EFFECT OF SUBSTITUENTS ON THE THERMAL TRANSITIONS AND DEGRADATION BEHAVIOR OF POLY[BIS(R-PHENOXY)PHOSPHAZENES]

The glass-to-rubber (T(g)), melting (T(m)), and crystal-liquid crystal (T(1)) phase transitions of poly[bis(4-R-phenoxy)phosphazenes] with R = (CH3)2N- and (CH3)3C- were studied by calorimetry, X-ray diffraction, and optical microscopy. The crystallinity of these polymers depended strongly on the annealing conditions and heating/cooling rates as well as the size and polarity of the substituent (R) groups.

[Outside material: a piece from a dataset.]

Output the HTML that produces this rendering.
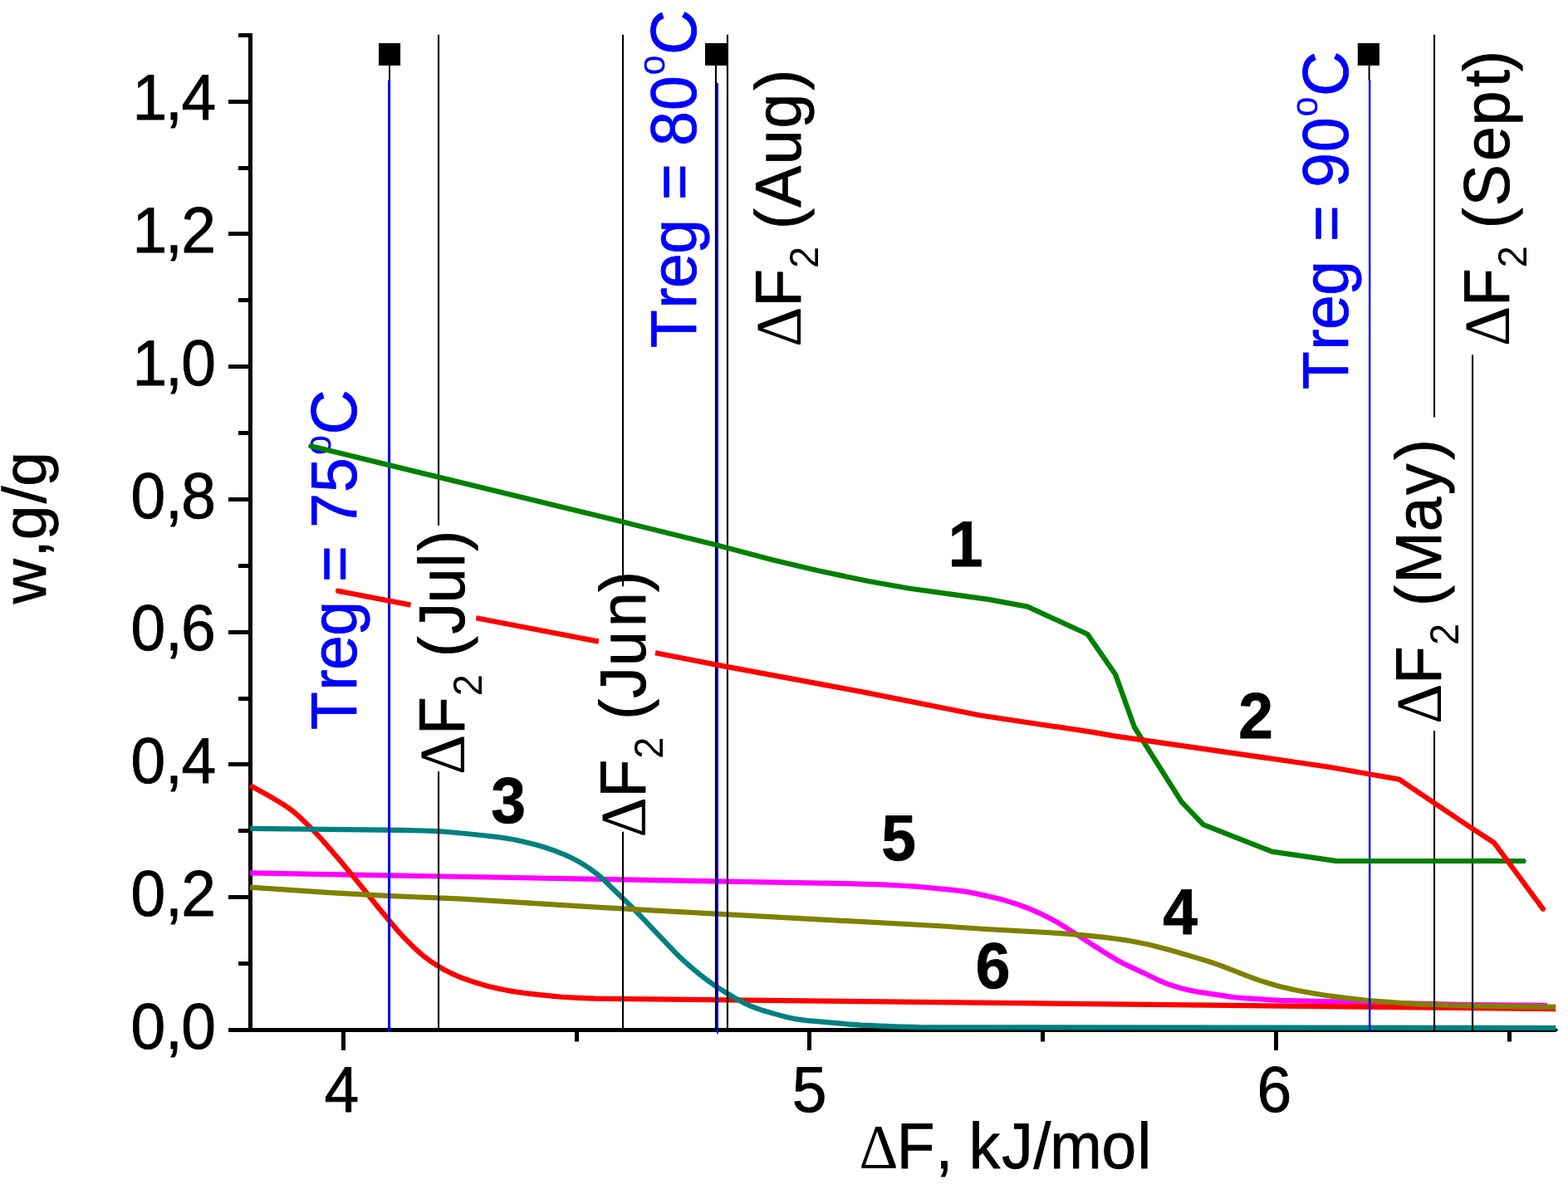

These data were combined with previous results, and the phase transitions, crystallinity, and thermal stability were compared for a series of five poly[bis(R-phenoxy)phosphazenes] where R = -C2H5, -C(CH3)3, -OCH3, -SCH3, or -N(CH3)2. Large bulky side groups or polar substituents increased T(g) values and inhibited crystalline formation. Although no simple relationship was found between T(1) and the substituent size or polarity, the transitions for our five polymers were consistent with Magill's empirical correlation between (T(m) - T(g))/(T(m) - T(1)) and T(1)/T(m) for semicrystalline polyphosphazenes. This correlation suggested that side-chain mobility and the temperature range of conformational disorder, T(m) - T(1), were governed by steric interactions between side groups. The thermal degradation mechanism of poly[bis(R-phenoxy)phosphazenes] was found to depend on the polarity of the "R" substituent.